Les grandes entreprises peuvent investir davantage que les PME
L’écart entre les PME et les grandes entreprises dans le domaine de l’innovation ne cesse de croître. Dans les grandes entreprises, on observe depuis 2009 une légère augmentation de la part des entreprises menant des activités de recherche et développement (R&D), tandis que, chez les PME, qui représentent plus de 99% des entreprises de Suisse, cette part n’a cessé de diminuer depuis 2000 (cf. G 2).
De même, la part des dépenses en R&D dans le chiffre d’affaires est deux fois plus élevée dans les grandes entreprises : l’intensité de recherche se situe en moyenne à 4,5%, alors qu’elle s’élève à 2,2% dans l’ensemble de l’économie et à 2,05% dans les PME. De même, la part du chiffre d’affaires revenant aux produits novateurs s’est fortement accrue dans les grandes entreprises au cours des dernières années, pour s’établir à un niveau supérieur à celui du reste de l’économie (41% contre 34,7%).
Innovation et numérisation de plus en plus liées
De nos jours, une entreprise novatrice de Suisse correspond à une entreprise qui améliore ses produits et les adapte aux évolutions (optimisation des processus de production, p. ex.), plutôt qu’à une entreprise qui lance des nouveautés sur le marché (produits ou services).
Comme la numérisation a des incidences dans tous les secteurs d’une entreprise et permet de nouveaux modèles d’organisation, les innovations et le degré de numérisation d’une entreprise sont souvent étroitement liés.
L’analyse des investissements effectués dans les technologies d’information et de communication (TIC) permet de déterminer le degré de numérisation.

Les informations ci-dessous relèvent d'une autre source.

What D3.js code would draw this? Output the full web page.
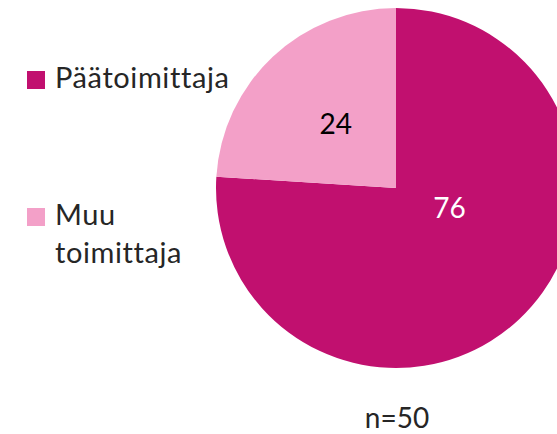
<!DOCTYPE html>
<html>
<head>
<meta charset="utf-8">
<script src="https://cdn.jsdelivr.net/npm/d3@7"></script>
<style>
  body { margin: 0; background: #fff; }
  svg { display: block; }
</style>
</head>
<body>
<div id="chart"></div>
<script>
// Data
const categories = ["Päätoimittaja", "Muu toimittaja"];
const values = [76, 24];
const colors = ["#C1106F", "#F3A0C8"];
const sampleLabel = "n=50";

const width = 557, height = 434;
const font = "Lato, 'Open Sans', sans-serif";

const svg = d3.select("#chart")
    .append("svg")
    .attr("width", width)
    .attr("height", height);

// Pie
const cx = 396, cy = 188, radius = 180;

const pie = d3.pie().sort(null).value(d => d)(values);
const arc = d3.arc().innerRadius(0).outerRadius(radius);

const g = svg.append("g")
    .attr("transform", `translate(${cx},${cy})`);

g.selectAll("path")
    .data(pie)
    .enter()
    .append("path")
    .attr("d", arc)
    .attr("fill", (d, i) => colors[i]);

// Value labels (Excel-ish placement)
g.selectAll(".val")
    .data(pie)
    .enter()
    .append("text")
    .attr("class", "val")
    .attr("transform", (d, i) => {
        let a, r;
        if (i === 0) { a = (d.startAngle + d.endAngle) / 2 - 0.47; r = 57; }
        else { a = (d.startAngle + d.endAngle) / 2; r = 88; }
        return `translate(${Math.sin(a) * r},${-Math.cos(a) * r})`;
    })
    .attr("text-anchor", "middle")
    .attr("dy", "0.38em")
    .style("font-family", font)
    .style("font-size", "28px")
    .style("fill", (d, i) => i === 0 ? "#ffffff" : "#000000")
    .text(d => d.data);

// Legend
const legend = svg.append("g");
const legendRows = [[categories[0]], ["Muu", "toimittaja"]];
const legendY = [71, 208];

legendRows.forEach((lines, i) => {
    legend.append("rect")
        .attr("x", 27)
        .attr("y", legendY[i])
        .attr("width", 18)
        .attr("height", 18)
        .attr("fill", colors[i]);
    const t = legend.append("text")
        .attr("x", 55)
        .attr("y", legendY[i] + 17)
        .style("font-family", font)
        .style("font-size", "29px")
        .style("letter-spacing", "0.6px")
        .style("fill", "#262626");
    lines.forEach((line, j) => {
        t.append("tspan")
            .attr("x", 55)
            .attr("dy", j === 0 ? 0 : 38)
            .text(line);
    });
});

// Sample size
svg.append("text")
    .attr("x", 397)
    .attr("y", 428)
    .attr("text-anchor", "middle")
    .style("font-family", font)
    .style("font-size", "28px")
    .style("fill", "#262626")
    .text(sampleLabel);
</script>
</body>
</html>
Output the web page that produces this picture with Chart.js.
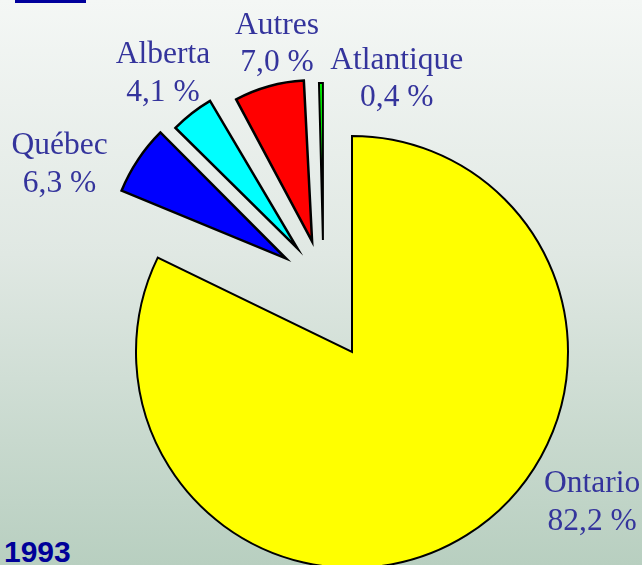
<!DOCTYPE html>
<html><head><meta charset="utf-8">
<script src="https://cdn.jsdelivr.net/npm/chart.js@4.4.1/dist/chart.umd.min.js"></script>
<style>
html,body{margin:0;padding:0;}
#wrap{position:relative;width:642px;height:565px;overflow:hidden;background:linear-gradient(to bottom,#f4f7f5 0%,#e0e8e3 45%,#b8cfc0 100%);}
#wrap canvas{position:absolute;left:0;top:0;}
#bar{position:absolute;left:15px;top:0;width:71px;height:3px;background:#00009c;}
#year{position:absolute;left:4px;top:535px;font:bold 30px "Liberation Sans",Arial,sans-serif;color:#000099;line-height:34px;}
</style></head>
<body><div id="wrap"><div id="bar"></div><div id="year">1993</div></div>
<script>
// ---- data ----
const regions = ['Ontario', 'Québec', 'Alberta', 'Autres', 'Atlantique'];
const shares = [82.2, 6.3, 4.1, 7.0, 0.4];
const sliceColors = ['#ffff00', '#0000ff', '#00ffff', '#ff0000', '#00ff00'];

// ---- layout / style ----
const W = 642, H = 565;
const pieCenter = {x: 352, y: 352};
const pieRadius = 216;
const explodeBase = {dx: -28.5, dy: -65};
const explodeDist = 47;
const explodeRadius = [0, 178, 171, 161, 157];
const explodeRotation = [0, -3.5, -4, -1.5, 0];
const borderWidths = [2, 2.5, 2.5, 2.5, 2];
const labelShiftDeg = [-27.7, -3.2, 0.8, 0.8, 9.7];
const labelDist = [278, 353, 345, 327, 287];
const labelFont = '31.5px "Liberation Serif", "Times New Roman", serif';
const labelColor = '#34349c';
const lineGap = 37.5;

const wrap = document.getElementById('wrap');
const total = shares.reduce((a, b) => a + b, 0);
function midAngle(i) {
  let cum = 0;
  for (let k = 0; k < i; k++) cum += shares[k];
  return -Math.PI / 2 + 2 * Math.PI * (cum + shares[i] / 2) / total;
}
function fmt(v) { return v.toFixed(1).replace('.', ',') + ' %'; }
function paddingFor(cx, cy) {
  return {
    left: Math.max(0, 2 * cx - W), right: Math.max(0, W - 2 * cx),
    top: Math.max(0, 2 * cy - H), bottom: Math.max(0, H - 2 * cy)
  };
}

const labelPlugin = {
  id: 'sliceLabels',
  afterDatasetsDraw(chart) {
    const meta = chart.getDatasetMeta(0);
    const ctx = chart.ctx;
    ctx.save();
    ctx.font = labelFont;
    ctx.fillStyle = labelColor;
    ctx.textAlign = 'center';
    ctx.textBaseline = 'alphabetic';
    meta.data.forEach((arc, i) => {
      const a = (arc.startAngle + arc.endAngle) / 2 + labelShiftDeg[i] * Math.PI / 180;
      const x = arc.x + labelDist[i] * Math.cos(a);
      const y = arc.y + labelDist[i] * Math.sin(a);
      ctx.fillText(regions[i], x, y);
      ctx.fillText(fmt(shares[i]), x, y + lineGap);
    });
    ctx.restore();
  }
};

function makePie(idx, cx, cy, radius, rotationDeg, plugins) {
  const cv = document.createElement('canvas');
  cv.width = W; cv.height = H;
  cv.style.width = W + 'px'; cv.style.height = H + 'px';
  wrap.appendChild(cv);
  return new Chart(cv, {
    type: 'pie',
    data: {
      labels: regions,
      datasets: [{
        data: shares,
        backgroundColor: sliceColors.map((c, i) => i === idx ? c : 'rgba(0,0,0,0)'),
        borderColor: sliceColors.map((c, i) => i === idx ? '#000000' : 'rgba(0,0,0,0)'),
        borderWidth: borderWidths[idx],
        borderJoinStyle: 'miter',
        clip: false
      }]
    },
    options: {
      responsive: false,
      animation: false,
      events: [],
      devicePixelRatio: 1,
      radius: radius,
      rotation: rotationDeg,
      layout: {padding: paddingFor(cx, cy)},
      plugins: {legend: {display: false}, tooltip: {enabled: false}}
    },
    plugins: plugins || []
  });
}

// main slice (Ontario) + labels
makePie(0, pieCenter.x, pieCenter.y, pieRadius, 0, [labelPlugin]);
// exploded slices
for (let i = 1; i < shares.length; i++) {
  const a = midAngle(i);
  const cx = pieCenter.x + explodeBase.dx + explodeDist * Math.cos(a);
  const cy = pieCenter.y + explodeBase.dy + explodeDist * Math.sin(a);
  makePie(i, cx, cy, explodeRadius[i], explodeRotation[i]);
}
</script>
</body></html>
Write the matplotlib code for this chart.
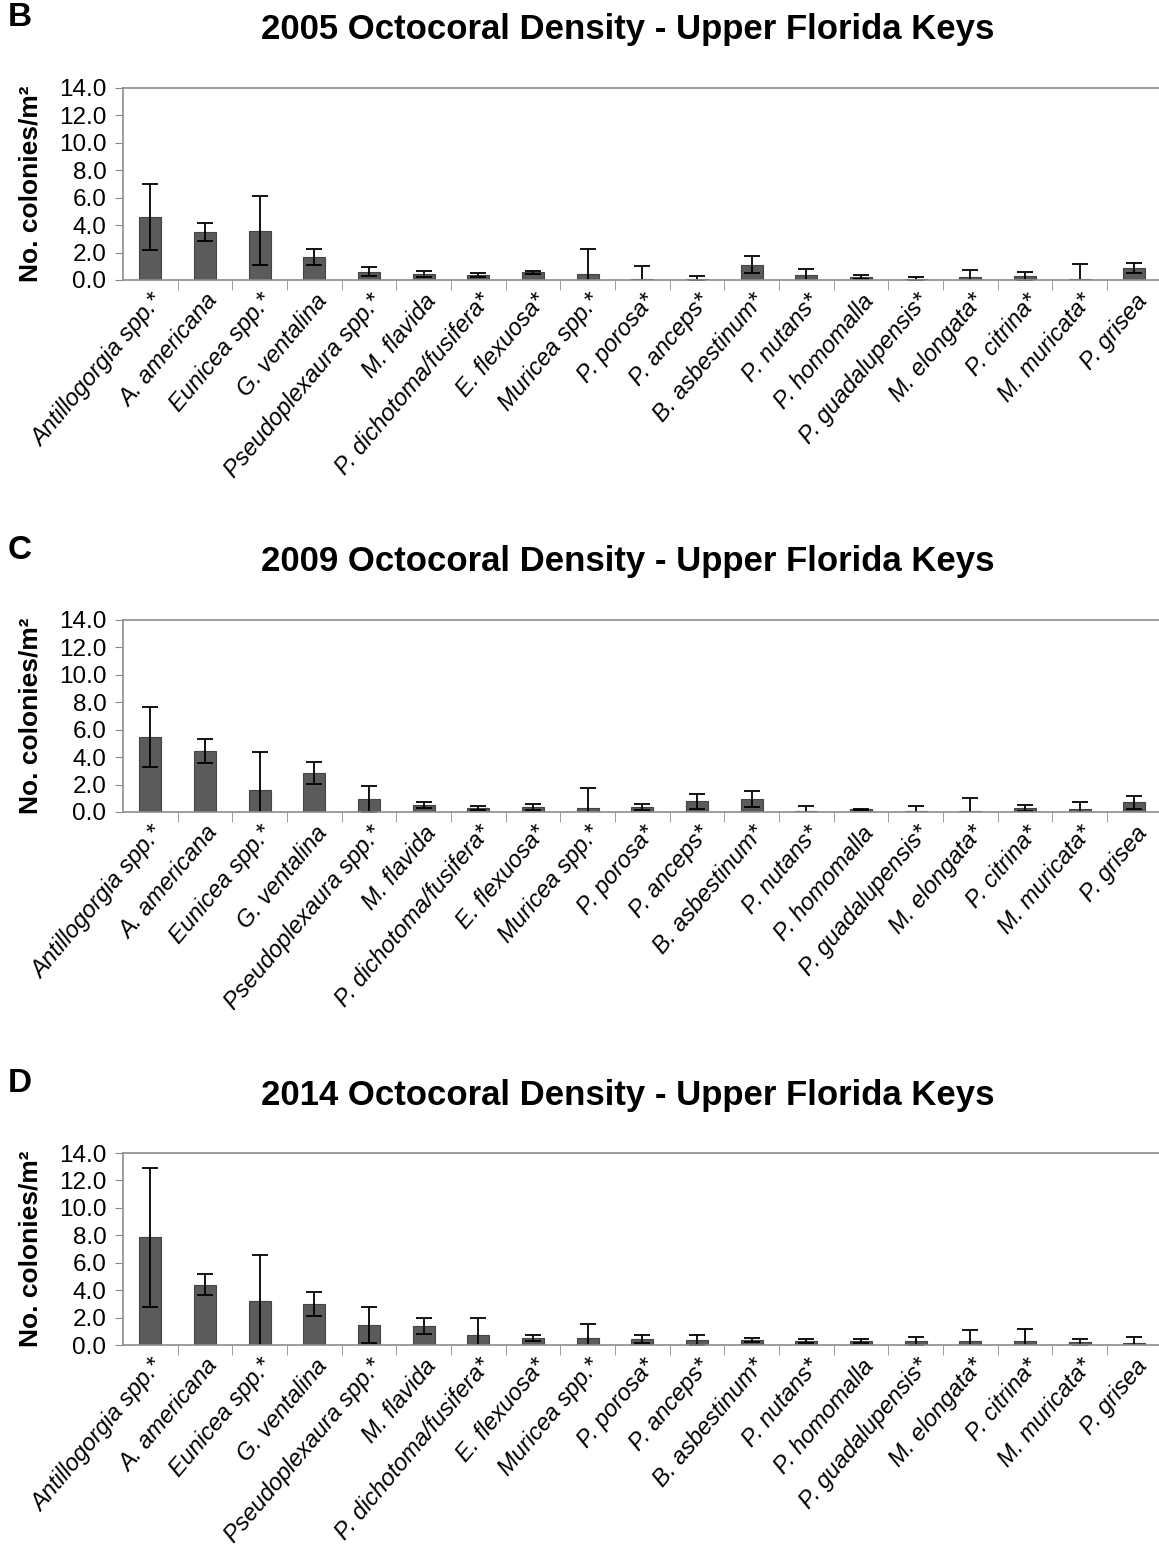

Durant la période 2014-2016, les entreprises suisses ont investi en moyenne près de 300 000 francs en TIC (matériels et logiciels). Les grandes entreprises n’investissent pas seulement en valeur absolue dans les TIC, elles présentent également une part d’investissement plus élevée dans ce domaine (par rapport aux investissements bruts) que celle des autres entreprises (>20% contre 16% des entreprises de 50-259 salariés et 15% chez les plus petites; cf. G 3). Il en va de même pour les services.